Tertyshnikov does not recall how many FSB officers came to take Savchenko.
Savchenko herself says that Tertyshnikov used a special “white phone” to call, when one set of “kidnappers” turned her over to the second set. Defense attorneys jump onto this point, and want to ask Tertyshnikov, what color is his phone. But the judge does not allow the question.
Eventually the Presiding Judge Leonid Stepanenko rules that Tertyshnikov’s testimony is over. He warns the Defense that their continuous badgering of this witness could lead him to perjure himself.
Stepanenko: “You are asking him incorrectly formed questions. He already answered your questions. And then you keep repeating them. Are you trying to trip him up?
Novikov: “But, Your Honor, there is such a thing as a competitive trial system.”
After this bickering, the witness did clarify that there is no particular protocol for how to deal with this type of situation. He did ask the woman to identify herself. At that very time (by coincidence), Russian army was conducting something called “Operation Anaconda”, whose goal was to stop smugglers, drug dealers, and terrorists, etc.

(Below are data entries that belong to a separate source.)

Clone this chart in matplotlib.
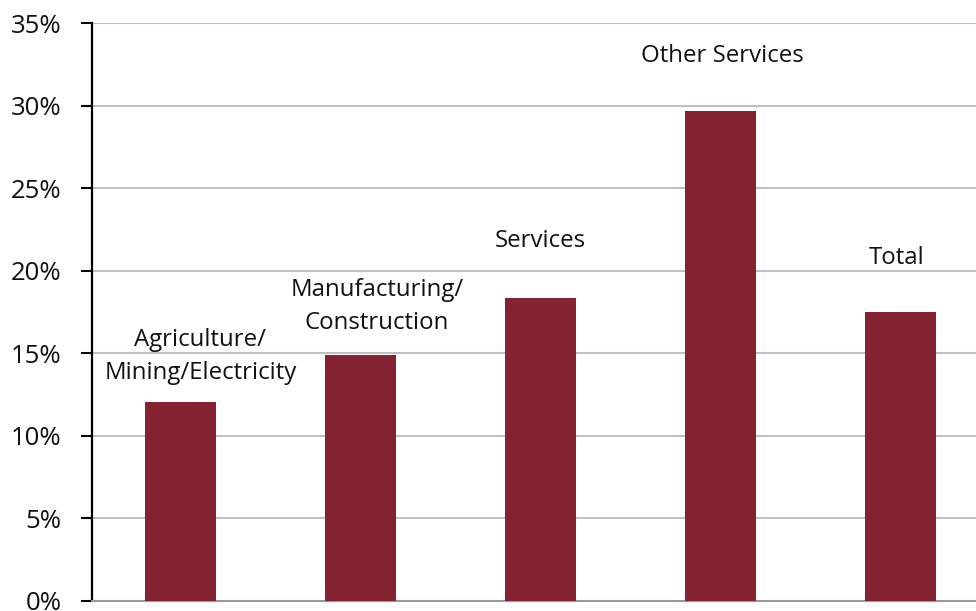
import matplotlib
matplotlib.use("Agg")
import matplotlib.pyplot as plt
from matplotlib.ticker import FuncFormatter

plt.rcParams['font.family'] = ['Open Sans', 'DejaVu Sans']

sectors = ["Agriculture/\nMining/Electricity", "Manufacturing/\nConstruction",
           "Services", "Other Services", "Total"]
shares = [12.05, 14.9, 18.35, 29.7, 17.5]
yticks = [0, 5, 10, 15, 20, 25, 30, 35]

# label placement (x nudge, y centre in axis units)
label_dx = [0.11, 0.09, 0.0, 0.01, -0.02]
label_y = [14.8, 17.85, 21.8, 33.0, 20.8]

fig = plt.figure(figsize=(9.76, 6.11), dpi=100)
ax = fig.add_axes([92 / 976, 10 / 611, 884 / 976, 578 / 611])

x = list(range(len(sectors)))
ax.bar(x, shares, width=0.394, color="#842232", zorder=3)

for i, name in enumerate(sectors):
    ax.text(x[i] + label_dx[i], label_y[i], name, ha="center", va="center",
            fontsize=17.3, color="#111111", linespacing=1.48)

ax.set_ylim(0, 35)
ax.set_xlim(-0.492, -0.492 + 884 / 180)
ax.set_yticks(yticks)
ax.yaxis.set_major_formatter(FuncFormatter(lambda v, p: f"{v:.0f}%"))
ax.set_xticks([])
ax.yaxis.grid(True, color="#c0c0c0", linewidth=1.5, zorder=0)
ax.set_axisbelow(True)

for s in ["top", "right"]:
    ax.spines[s].set_visible(False)
ax.spines["left"].set_color("black")
ax.spines["left"].set_linewidth(1.6)
ax.spines["bottom"].set_color("#999999")
ax.spines["bottom"].set_linewidth(1.5)
ax.tick_params(axis="y", length=8, width=1.5, labelsize=18.5, pad=14, color="black",
               labelcolor="#111111")

fig.savefig("out.png", dpi=100)
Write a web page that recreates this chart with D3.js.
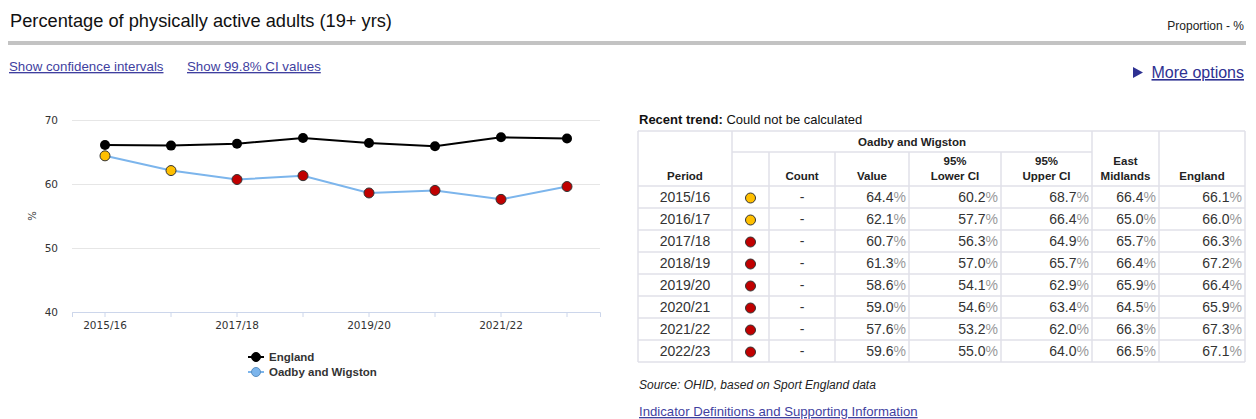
<!DOCTYPE html>
<html><head><meta charset="utf-8">
<script src="https://cdn.jsdelivr.net/npm/d3@7"></script>
<style>
body{margin:0;background:#fff}
svg{display:block}
text{font-family:"Liberation Sans",Arial,sans-serif}
.ax text{font-family:"DejaVu Sans",Verdana,sans-serif;font-size:10.5px;fill:#333}
.u{text-decoration:underline}
</style></head><body>
<svg id="c" width="1256" height="419"></svg>
<script>
const periods = ["2015/16","2016/17","2017/18","2018/19","2019/20","2020/21","2021/22","2022/23"];
const englandValues = [66.1,66.0,66.3,67.2,66.4,65.9,67.3,67.1];
const areaValues = [64.4,62.1,60.7,61.3,58.6,59.0,57.6,59.6];
const lowerCI = [60.2,57.7,56.3,57.0,54.1,54.6,53.2,55.0];
const upperCI = [68.7,66.4,64.9,65.7,62.9,63.4,62.0,64.0];
const eastMidlandsValues = [66.4,65.0,65.7,66.4,65.9,64.5,66.3,66.5];
const significance = ["similar","similar","worse","worse","worse","worse","worse","worse"];
const yTicks = [40,50,60,70];
const xTickLabels = ["2015/16","2017/18","2019/20","2021/22"];
const seriesNames = ["England","Oadby and Wigston"];

const sigColor = {similar:"#ffbf00", worse:"#c00000"};
const svg = d3.select("#c");

// Header
svg.append("text").attr("x",10).attr("y",27).style("font-size","18.25px").attr("fill","#111")
  .text("Percentage of physically active adults (19+ yrs)");
svg.append("text").attr("x",1244).attr("y",30).attr("text-anchor","end").style("font-size","12px").attr("fill","#222")
  .text("Proportion - %");
svg.append("rect").attr("x",8).attr("y",41).attr("width",1238).attr("height",4).attr("fill","#c3c3c3");
svg.append("text").attr("x",9).attr("y",71).attr("class","u").style("font-size","13.3px").attr("fill","#3f3f9f")
  .text("Show confidence intervals");
svg.append("text").attr("x",187).attr("y",71).attr("class","u").style("font-size","13.3px").attr("fill","#3f3f9f")
  .text("Show 99.8% CI values");
svg.append("path").attr("d","M1133,67 L1143,72.5 L1133,78 Z").attr("fill","#2e3192");
svg.append("text").attr("x",1244).attr("y",78).attr("text-anchor","end").attr("class","u")
  .style("font-size","16px").attr("fill","#2e3192").text("More options");

// Chart
const x = d3.scaleBand().domain(periods).range([72,600]);
const cx = p => x(p) + x.bandwidth()/2;
const y = d3.scaleLinear().domain([40,70]).range([312,120]);

const gy = svg.append("g").attr("class","ax").attr("transform","translate(72,0)")
  .call(d3.axisLeft(y).tickValues(yTicks).tickSize(-528).tickPadding(14).tickFormat(d3.format("d")));
gy.select(".domain").remove();
gy.selectAll(".tick line").attr("stroke","#e6e6e6");

const gx = svg.append("g").attr("class","ax").attr("transform","translate(0,312)")
  .call(d3.axisBottom(x).tickSizeOuter(0).tickSize(5).tickPadding(5)
    .tickFormat(d => xTickLabels.includes(d) ? d : ""));
gx.select(".domain").attr("stroke","#ccd6eb");
gx.selectAll(".tick line").attr("stroke","#ccd6eb");

svg.append("text").attr("transform","translate(36,216) rotate(-90)").attr("text-anchor","middle")
  .style("font-family","DejaVu Sans").style("font-size","10px").attr("fill","#333").text("%");

const line = d3.line().x((d,i)=>cx(periods[i])).y(d=>y(d));
svg.append("path").datum(englandValues).attr("d",line).attr("fill","none").attr("stroke","#000").attr("stroke-width",2);
svg.append("path").datum(areaValues).attr("d",line).attr("fill","none").attr("stroke","#7cb5ec").attr("stroke-width",2);
svg.append("g").selectAll("circle").data(englandValues).join("circle")
  .attr("cx",(d,i)=>cx(periods[i])).attr("cy",d=>y(d)).attr("r",5).attr("fill","#000");
svg.append("g").selectAll("circle").data(areaValues).join("circle")
  .attr("cx",(d,i)=>cx(periods[i])).attr("cy",d=>y(d)).attr("r",5)
  .attr("fill",(d,i)=>sigColor[significance[i]]).attr("stroke","#333").attr("stroke-width",1);

// Legend
const legColors = [["#000","#000"],["#7cb5ec","#5a8fc0"]];
seriesNames.forEach((n,i)=>{
  const ly = 357 + i*15;
  svg.append("line").attr("x1",248).attr("x2",264).attr("y1",ly).attr("y2",ly).attr("stroke",legColors[i][0]).attr("stroke-width",2);
  svg.append("circle").attr("cx",256).attr("cy",ly).attr("r",4.5).attr("fill",legColors[i][0]).attr("stroke",legColors[i][1]);
  svg.append("text").attr("x",269).attr("y",ly+4).style("font-size","11.5px").style("font-weight","bold").attr("fill","#333").text(n);
});

// Table
const t = svg.append("g");
const rt = t.append("text").attr("x",639).attr("y",124).style("font-size","13px").attr("fill","#111");
rt.append("tspan").style("font-weight","bold").text("Recent trend:");
rt.append("tspan").text(" Could not be calculated");

const cols = [638,732,769,835,909,1001,1092,1159,1245];
const tTop = 131, h1 = 152, hb = 186, rh = 22;
const tBottom = hb + rh*periods.length;
const bc = "#e1e1e8";
const ln = (x1,y1,x2,y2) => t.append("line").attr("x1",x1).attr("y1",y1).attr("x2",x2).attr("y2",y2).attr("stroke",bc).attr("stroke-width",1.5);
ln(cols[0],tTop,cols[8],tTop);
ln(cols[1],h1,cols[6],h1);
[0,1,6,7,8].forEach(i=>ln(cols[i],tTop,cols[i],tBottom));
[2,3,4,5].forEach(i=>ln(cols[i],h1,cols[i],tBottom));
for(let r=0;r<=periods.length;r++) ln(cols[0],hb+r*rh,cols[8],hb+r*rh);

const hd = (xm, yy, s) => t.append("text").attr("x",xm).attr("y",yy).attr("text-anchor","middle")
  .style("font-size","11.5px").style("font-weight","bold").attr("fill","#222").text(s);
const mid = i => (cols[i]+cols[i+1])/2;
hd((cols[1]+cols[6])/2, 146, "Oadby and Wigston");
hd(mid(0),180,"Period"); hd(mid(2),180,"Count"); hd(mid(3),180,"Value");
hd(mid(4),165,"95%"); hd(mid(4),180,"Lower CI");
hd(mid(5),165,"95%"); hd(mid(5),180,"Upper CI");
hd(mid(6),165,"East"); hd(mid(6),180,"Midlands");
hd(mid(7),180,"England");

const valCols = [[areaValues,3],[lowerCI,4],[upperCI,5],[eastMidlandsValues,6],[englandValues,7]];
periods.forEach((p,r)=>{
  const yc = hb + r*rh + rh/2;
  t.append("text").attr("x",mid(0)).attr("y",yc+5).attr("text-anchor","middle").style("font-size","14px").attr("fill","#333").text(p);
  t.append("circle").attr("cx",mid(1)).attr("cy",yc+1).attr("r",5).attr("fill",sigColor[significance[r]]).attr("stroke","#333");
  t.append("text").attr("x",mid(2)).attr("y",yc+5).attr("text-anchor","middle").style("font-size","14px").attr("fill","#333").text("-");
  valCols.forEach(([arr,ci])=>{
    const tx = t.append("text").attr("x",cols[ci+1]-3).attr("y",yc+5).attr("text-anchor","end").style("font-size","14px").attr("fill","#333");
    tx.append("tspan").text(arr[r].toFixed(1));
    tx.append("tspan").attr("fill","#999").text("%");
  });
});

t.append("text").attr("x",639).attr("y",389).style("font-size","12px").style("font-style","italic").attr("fill","#222")
  .text("Source: OHID, based on Sport England data");
t.append("text").attr("x",639).attr("y",416).attr("class","u").style("font-size","13.2px").attr("fill","#3f3f9f")
  .text("Indicator Definitions and Supporting Information");
</script></body></html>
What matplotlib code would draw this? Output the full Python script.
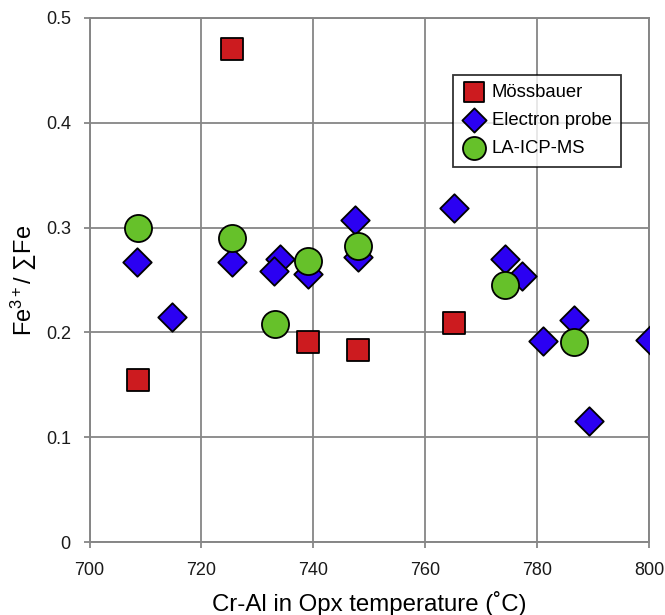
import matplotlib
matplotlib.use("Agg")
import matplotlib.pyplot as plt
from matplotlib.ticker import MultipleLocator, FormatStrFormatter

plt.rcParams['font.family'] = ['Liberation Sans', 'DejaVu Sans']
plt.rcParams['mathtext.fontset'] = 'custom'
plt.rcParams['mathtext.rm'] = 'Liberation Sans'
plt.rcParams['mathtext.it'] = 'Liberation Sans:italic'
plt.rcParams['mathtext.bf'] = 'Liberation Sans:bold'
plt.rcParams['mathtext.default'] = 'regular'

# Fe3+/sum Fe against Cr-Al in Opx temperature, by method
moss_T = [708.6, 725.5, 739.0, 747.9, 765.1]
moss_fe = [0.155, 0.470, 0.191, 0.183, 0.209]

probe_T = [708.5, 714.7, 725.5, 734.0, 733.0, 739.0, 747.5, 747.9,
           765.1, 774.2, 777.2, 786.6, 781.0, 800.1, 789.2]
probe_fe = [0.267, 0.215, 0.267, 0.270, 0.259, 0.256, 0.307, 0.272,
            0.319, 0.270, 0.254, 0.212, 0.192, 0.193, 0.116]

icp_T = [708.6, 725.5, 733.1, 739.0, 747.9, 774.2, 786.6]
icp_fe = [0.300, 0.290, 0.208, 0.268, 0.282, 0.245, 0.191]

fig = plt.figure(figsize=(6.65, 6.15), dpi=100)
ax = fig.add_axes([0.1346, 0.1184, 0.8418, 0.8528])

grey = '#868686'
ax.scatter(moss_T, moss_fe, marker='s', s=16.5**2, c='#cc1b1f',
           edgecolors='black', linewidths=1.3, zorder=3, label='Mössbauer')
ax.scatter(probe_T, probe_fe, marker='D', s=14.5**2, c='#2b00f2',
           edgecolors='black', linewidths=1.3, zorder=3, label='Electron probe')
ax.scatter(icp_T, icp_fe, marker='o', s=19.5**2, c='#66c12a',
           edgecolors='black', linewidths=1.3, zorder=4, label='LA-ICP-MS')

ax.set_xlim(700, 800)
ax.set_ylim(0, 0.5)
ax.xaxis.set_major_locator(MultipleLocator(20))
ax.yaxis.set_major_locator(MultipleLocator(0.1))
ax.yaxis.set_major_formatter(FormatStrFormatter('%g'))
ax.grid(True, color=grey, linewidth=1.3)
ax.set_axisbelow(True)
for sp in ax.spines.values():
    sp.set_color(grey)
    sp.set_linewidth(1.4)
ax.tick_params(direction='out', length=4.5, width=1.3, color=grey,
               labelsize=13, labelcolor='#1a1a1a')
ax.tick_params(axis='x', pad=10)
ax.tick_params(axis='y', pad=9)

ax.set_xlabel('Cr-Al in Opx temperature (˚C)', fontsize=17.3, labelpad=8.5)
ax.set_ylabel('Fe$^{3+}$/ ∑Fe', fontsize=17, labelpad=5)

leg = ax.legend(loc='upper left', bbox_to_anchor=(0.649, 0.891),
                fontsize=13.3, frameon=True, fancybox=False,
                borderpad=0.5, labelspacing=0.6, handletextpad=0.3,
                handlelength=1.3, borderaxespad=0, markerscale=0.85)
leg.get_frame().set_edgecolor('black')
leg.get_frame().set_linewidth(1.3)

fig.savefig('out.png', dpi=100)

Defense Attorneys express interest in meeting the FSB officer who arrived at the location and took Savchenko off Tertyshnikov’s hands. According to Tertyshnikov, the man was named Pochechuev. He was clean-shaven, no moustache or beard, his face was shaped like a roundish oval. In pre-trial hearing, the witness had mentioned several FSB officers; but now he insisted there was just one: Pochechuev. Asked to explain the discrepancy: “At first I thought there were several of them, but then I remembered that there was just one.”
Savchenko emits emotional outburst in court: “They treated me like a piece of cargo! I want to know, who gave the order to transport me, and who is responsible for my kidnapping!”
Eventually, Tertyshnikov is dimissed from the stand. Savchenko shoots a barb at him as he departs: “Thank you for lying!”